_OBJECTIVE_
Copy all of the material word for word, except for the pictures.
* START RECORDED INFORMATION *
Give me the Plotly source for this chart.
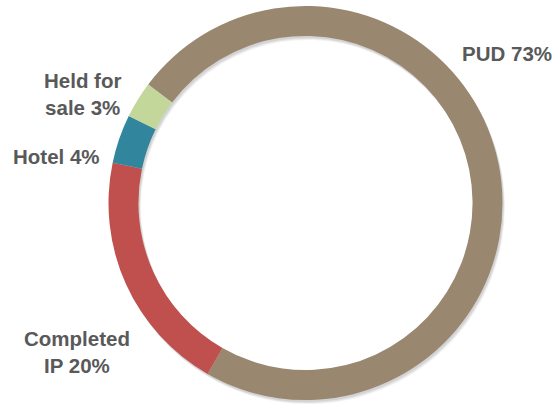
import plotly.graph_objects as go

categories = ["PUD", "Completed IP", "Hotel", "Held for sale"]
shares = [73, 20, 4, 3]
label_texts = ["PUD 73%", "Completed<br>IP 20%", "Hotel 4%", "Held for<br>sale 3%"]
colors = ["#9A8770", "#C0504D", "#31859C", "#C4D79B"]

W, H = 557, 406
cx, cy, diam = 305.5, 203, 394
HOLE = 0.848
ROT = -53


def dom(dx=0.0, dy=0.0, d=diam):
    return dict(x=[(cx + dx - d / 2) / W, (cx + dx + d / 2) / W],
                y=[1 - (cy + dy + d / 2) / H, 1 - (cy + dy - d / 2) / H])


fig = go.Figure()

# soft drop shadow (offset down-right)
for off, alpha in [(4, 0.05), (3, 0.06), (2, 0.07)]:
    fig.add_trace(go.Pie(
        labels=categories, values=shares, sort=False, direction="clockwise",
        rotation=ROT, hole=HOLE,
        marker=dict(colors=[f"rgba(0,0,0,{alpha})"] * len(shares), line=dict(width=0)),
        textinfo="none", hoverinfo="skip", showlegend=False,
        domain=dom(off * 0.6, off),
    ))

fig.add_trace(go.Pie(
    labels=categories,
    values=shares,
    sort=False,
    direction="clockwise",
    rotation=ROT,
    hole=HOLE,
    marker=dict(colors=colors, line=dict(width=0)),
    textinfo="none",
    hoverinfo="label+percent",
    showlegend=False,
    domain=dom(),
))

# label anchor points (pixels, centre of text block)
label_pos = [(507, 54), (77, 352), (56, 156), (83, 94)]
for txt, (px, py) in zip(label_texts, label_pos):
    fig.add_annotation(
        x=px / W, y=1 - py / H, xref="paper", yref="paper",
        text=f"<b>{txt}</b>", showarrow=False, align="center",
        xanchor="center", yanchor="middle",
        font=dict(family="Liberation Sans, Arial, sans-serif", size=20.5, color="#595959"),
    )

fig.update_layout(
    width=W, height=H,
    margin=dict(l=0, r=0, t=0, b=0),
    paper_bgcolor="white", plot_bgcolor="white",
)
fig.write_html("out.html")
* END RECORDED INFORMATION *
_CORRECT ANSWER_
Give me the Plotly source for this chart.
import plotly.graph_objects as go

categories = ["PUD", "Completed IP", "Hotel", "Held for sale"]
shares = [73, 20, 4, 3]
label_texts = ["PUD 73%", "Completed<br>IP 20%", "Hotel 4%", "Held for<br>sale 3%"]
colors = ["#9A8770", "#C0504D", "#31859C", "#C4D79B"]

W, H = 557, 406
cx, cy, diam = 305.5, 203, 394
HOLE = 0.848
ROT = -53


def dom(dx=0.0, dy=0.0, d=diam):
    return dict(x=[(cx + dx - d / 2) / W, (cx + dx + d / 2) / W],
                y=[1 - (cy + dy + d / 2) / H, 1 - (cy + dy - d / 2) / H])


fig = go.Figure()

# soft drop shadow (offset down-right)
for off, alpha in [(4, 0.05), (3, 0.06), (2, 0.07)]:
    fig.add_trace(go.Pie(
        labels=categories, values=shares, sort=False, direction="clockwise",
        rotation=ROT, hole=HOLE,
        marker=dict(colors=[f"rgba(0,0,0,{alpha})"] * len(shares), line=dict(width=0)),
        textinfo="none", hoverinfo="skip", showlegend=False,
        domain=dom(off * 0.6, off),
    ))

fig.add_trace(go.Pie(
    labels=categories,
    values=shares,
    sort=False,
    direction="clockwise",
    rotation=ROT,
    hole=HOLE,
    marker=dict(colors=colors, line=dict(width=0)),
    textinfo="none",
    hoverinfo="label+percent",
    showlegend=False,
    domain=dom(),
))

# label anchor points (pixels, centre of text block)
label_pos = [(507, 54), (77, 352), (56, 156), (83, 94)]
for txt, (px, py) in zip(label_texts, label_pos):
    fig.add_annotation(
        x=px / W, y=1 - py / H, xref="paper", yref="paper",
        text=f"<b>{txt}</b>", showarrow=False, align="center",
        xanchor="center", yanchor="middle",
        font=dict(family="Liberation Sans, Arial, sans-serif", size=20.5, color="#595959"),
    )

fig.update_layout(
    width=W, height=H,
    margin=dict(l=0, r=0, t=0, b=0),
    paper_bgcolor="white", plot_bgcolor="white",
)
fig.write_html("out.html")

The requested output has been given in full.